The fourth mistake is treating the logo as separate from the broader identity. Typography should connect with the website, packaging, presentations, and social graphics. When the logo type says one thing and the rest of the brand says another, consistency breaks.
How to choose the right direction
Start with brand character. Should the identity feel established or disruptive, warm or technical, elevated or accessible? Those are typography questions as much as messaging questions.
Then study context. Look at competitors, but do not imitate them. You want enough familiarity to feel credible in your space and enough differentiation to be remembered. This is where intercultural awareness can also shape better outcomes. Brands speaking to diverse audiences often need typography that feels inclusive, clear, and flexible across touchpoints.
Next, test the logo where it will actually live. A type treatment that feels impressive in isolation can weaken when placed on packaging, embroidered apparel, or mobile interfaces. Seeing the logo in use often changes the decision.
Finally, think beyond launch. Will this typography still support your brand if you expand services, enter new markets, or raise your price point? Good logo design should create room for growth.

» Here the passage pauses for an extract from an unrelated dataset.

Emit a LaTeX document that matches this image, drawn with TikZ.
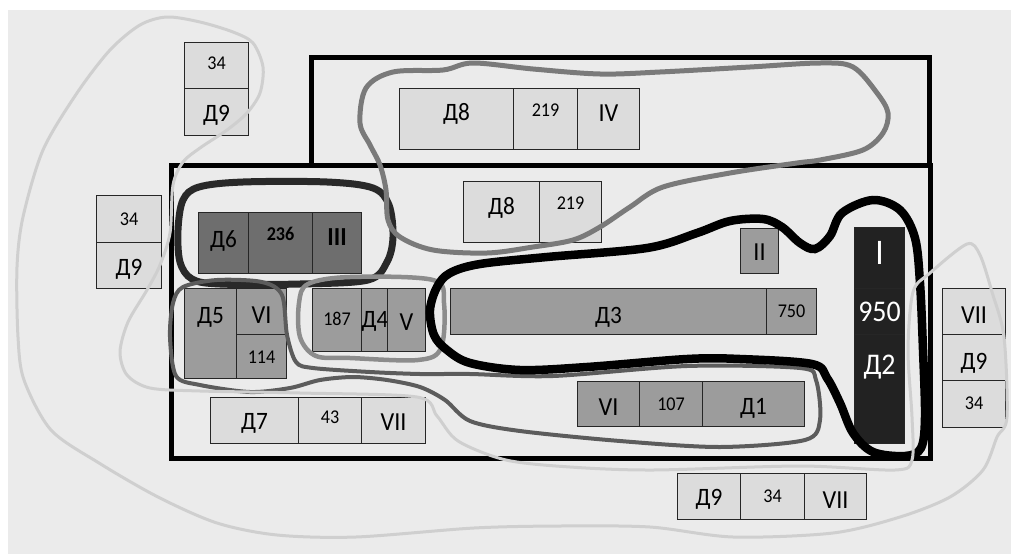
\documentclass[tikz,border=0pt]{standalone}
\usepackage{fontspec}
\setmainfont{Carlito}[FakeStretch=0.93]
\newcommand\szD{\fontsize{25}{25}\selectfont}
\newcommand\szN{\fontsize{19.5}{20}\selectfont}
\newcommand\szR{\fontsize{26}{26}\selectfont}
\newcommand\szB{\fontsize{30}{30}\selectfont}
\newcommand\szI{\fontsize{36}{36}\selectfont}
% lower a label by #1 pt below the cell centre line
\newcommand\lowr[2]{\raisebox{-#1pt}{#2}}
\definecolor{bgc}{HTML}{EBEBEB}
\definecolor{cLight}{HTML}{DCDCDC}
\definecolor{cDark}{HTML}{6E6E6E}
\definecolor{cMid}{HTML}{9C9C9C}
\definecolor{cBlack}{HTML}{222222}
\tikzset{
  cell/.style={draw=black!85, line width=1.1pt, inner sep=0pt, anchor=north west,
    text height=0pt, text depth=0pt},
  light/.style={cell, fill=cLight},
  darkc/.style={cell, fill=cDark},
  midc/.style={cell, fill=cMid},
  blackc/.style={cell, fill=cBlack, text=white},
  wh/.style 2 args={minimum width=#1pt, minimum height=#2pt},
  frame/.style={line width=5pt, line join=miter, draw=black},
  loopLight/.style={draw=black!19, line width=3pt},
  loopGroup/.style={draw=black!52, line width=5pt},
  loopMain/.style={draw=black, line width=8.5pt},
  loopThree/.style={draw=black!84, line width=7pt},
  loopFive/.style={draw=black!45, line width=4.5pt},
  loopSix/.style={draw=black!64, line width=4pt},
}
\begin{document}
\begin{tikzpicture}[x=1pt, y=-1pt]
\useasboundingbox (0,0) rectangle (1011,554);
\fill[white] (0,0) rectangle (1011,554);
\fill[bgc] (8,10) rectangle (1011,554);

% workshop walls
\draw[frame] (311,165) -- (311,57) -- (929,57) -- (929,165);
\draw[frame] (171,165) rectangle (930,458);

% upper left stack
\node[light, wh={64}{46}] (tlA) at (184,42) {\szN\lowr{4}{34}};
\node[light, wh={64}{47}] (tlB) at (184,88) {\szD\lowr{9.5}{Д9}};
% left stack
\node[light, wh={65}{47}] (lsA) at (96,195) {\szN\lowr{6}{34}};
\node[light, wh={65}{46}] (lsB) at (96,242) {\szD\lowr{10}{Д9}};
% upper bay row
\node[light, wh={114}{61}] (ua) at (399,88) {\szD\lowr{1}{Д8}};
\node[light, wh={64}{61}] (ub) at (513,88) {\szN\lowr{-2.5}{219}};
\node[light, wh={62}{61}] (uc) at (577,88) {\szR\lowr{2.5}{IV}};
% second D8 row
\node[light, wh={76}{61}] (ma) at (463,181) {\szD\lowr{2.5}{Д8}};
\node[light, wh={62}{61}] (mb) at (539,181) {\szN\lowr{-3}{219}};
% D6 row
\node[darkc, wh={50}{61}] (ka) at (198,212) {\szD\lowr{4}{Д6}};
\node[darkc, wh={64}{61}] (kb) at (248,212) {\szN\bfseries\lowr{-2.5}{236}};
\node[darkc, wh={49}{61}] (kc) at (312,212) {\szR\bfseries\lowr{2.5}{III}};
% D5 block
\node[midc, wh={52}{90}] (pa) at (184,288) {\szD\lowr{-10}{Д5}};
\node[midc, wh={50}{46}] (pb) at (236,288) {\szR\lowr{12}{VI}};
\node[midc, wh={50}{44}] (pc) at (236,334) {\szN\lowr{7}{114}};
% 187 row
\node[midc, wh={49}{63}] (qa) at (312,288) {\szN\lowr{5.5}{187}};
\node[midc, wh={26}{63}] (qb) at (361,288) {\szD\lowr{7}{Д4}};
\node[midc, wh={38}{63}] (qc) at (387,288) {\szR\lowr{10}{V}};
% D7 row
\node[light, wh={88}{46}] (ra) at (210,397) {\szD\lowr{9}{Д7}};
\node[light, wh={63}{46}] (rb) at (298,397) {\szN\lowr{3}{43}};
\node[light, wh={64}{46}] (rc) at (361,397) {\szR\lowr{10}{VII}};
% D3 row
\node[midc, wh={316}{46}] (sa) at (450,288) {\szD\lowr{12}{Д3}};
\node[midc, wh={50}{46}] (sb) at (766,288) {\szN\lowr{5.7}{750}};
% II
\node[midc, wh={38}{45}] (ii) at (740,228) {\szR\lowr{9.5}{II}};
% D2 column
\node[blackc, wh={50}{61}] (ca) at (854,227) {\szI\lowr{6}{I}};
\node[blackc, wh={50}{46}] (cb) at (854,288) {\szB\lowr{10}{950}};
\node[blackc, wh={50}{109}] (cc) at (854,334) {\szB\lowr{-14.5}{Д2}};
% VI 107 D1 row
\node[midc, wh={62}{45}] (va) at (577,381) {\szR\lowr{11.5}{VI}};
\node[midc, wh={63}{45}] (vb) at (639,381) {\szN\lowr{6}{107}};
\node[midc, wh={102}{45}] (vc) at (702,381) {\szD\lowr{10}{Д1}};
% right stack
\node[light, wh={63}{46}] (xa) at (942,288) {\szR\lowr{12}{VII}};
\node[light, wh={63}{46}] (xb) at (942,334) {\szD\lowr{12}{Д9}};
\node[light, wh={63}{47}] (xc) at (942,380) {\szN\lowr{5.5}{34}};
% bottom row
\node[light, wh={63}{46}] (ya) at (677,473) {\szD\lowr{9}{Д9}};
\node[light, wh={64}{46}] (yb) at (740,473) {\szN\lowr{5.7}{34}};
\node[light, wh={62}{46}] (yc) at (804,473) {\szR\lowr{12}{VII}};

% group contours
\draw[loopThree] plot[smooth cycle, tension=0.55] coordinates {
  (183,200) (199,187) (243,182) (327,182) (373,188) (389,205) (393,237)
  (387,262) (368,280) (300,284) (220,284) (192,279) (180,262) (178,230)};
\draw[loopFive] plot[smooth cycle, tension=0.55] coordinates {
  (299,303) (308,284) (350,277) (433,280) (444,303) (441,348) (418,360)
  (350,358) (316,356) (300,337)};
\draw[loopSix] plot[smooth cycle, tension=0.5] coordinates {
  (183,287) (217,280) (262,282) (282,295) (287,335) (296,362) (313,368)
  (370,372) (420,374) (470,374) (553,376) (687,366) (800,368) (816,380)
  (820,420) (805,440) (720,447) (620,441) (520,431) (470,421) (445,400)
  (420,387) (387,380) (353,377) (320,380) (290,388) (250,392) (200,385)
  (176,376) (170,337) (173,303)};
\draw[loopMain] plot[smooth cycle, tension=0.55] coordinates {
  (437,287) (450,273) (480,264) (547,257) (647,248) (697,233) (730,221)
  (763,219) (782,227) (800,243) (815,249) (830,236) (842,213) (873,200)
  (900,210) (915,238) (920,283) (923,350) (925,417) (921,448) (905,456)
  (873,452) (853,433) (840,403) (827,378) (812,364) (740,359) (687,359)
  (587,367) (520,370) (470,363) (447,350) (434,335) (430,310)};
\draw[loopGroup] plot[smooth cycle, tension=0.55] coordinates {
  (360,123) (366,88) (393,72) (443,70) (473,63) (533,69) (600,74) (660,72)
  (750,67) (820,63) (853,67) (877,93) (888,113) (883,133) (863,150)
  (820,160) (797,163) (730,173) (663,187) (630,207) (600,227) (573,240)
  (533,247) (487,253) (433,250) (400,237) (388,220) (386,190) (380,165)
  (370,145)};
\draw[loopLight] plot[smooth cycle, tension=0.5] coordinates {
  (233,32) (253,43) (263,67) (260,93) (247,113) (227,130) (200,148)
  (183,162) (173,185) (170,233) (160,265) (147,290) (128,322) (120,352)
  (127,375) (150,388) (200,391) (300,393) (417,397) (437,416) (458,441)
  (506,460) (570,467) (653,470) (800,466) (895,470) (912,460) (912,417)
  (908,350) (913,292) (930,273) (967,244) (980,255) (992,292) (1004,337)
  (1007,417) (997,437) (983,470) (950,497) (900,517) (833,533) (733,537)
  (650,527) (560,526) (474,528) (356,537) (277,535) (217,523) (158,497)
  (99,463) (51,430) (24,380) (18,337) (17,267) (23,217) (43,150) (77,93)
  (110,50) (140,25) (167,17) (200,22)};
\end{tikzpicture}
\end{document}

When to use custom lettering, type modification, or a simple typeface
If your brand competes in a crowded premium space, custom lettering can create a strong edge. It signals craft and gives the identity a unique voice. This approach works well when the logo itself needs to carry a lot of distinction.
If you want a balance between uniqueness and efficiency, modifying an existing typeface is often the smartest path. It preserves clarity while adding enough individuality to avoid looking generic.
If your brand system is broad and content-heavy, a simpler type treatment may serve you better. In these cases, consistency, clarity, and scalability can matter more than highly expressive detail. The right answer depends on the role the logo needs to play inside the larger brand system.
Why this matters for growth, not just aesthetics
Typography influences perception at speed. That affects whether someone pauses on your packaging, trusts your website, remembers your name, or feels confident enough to reach out. Those moments shape business results.
For startups, strong logo typography can help create credibility faster. For established businesses, it can modernize perception without losing equity. For founder-led brands, it can translate personality into a more polished and scalable identity.
That is why typography and logo design should never be treated as surface-level styling. It is one of the clearest places where design and strategy meet. When the type is right, the brand feels more intentional. More confident. More ready for the market it wants to win.
The strongest logos do not just look good on launch day. They keep telling the right story as your brand grows.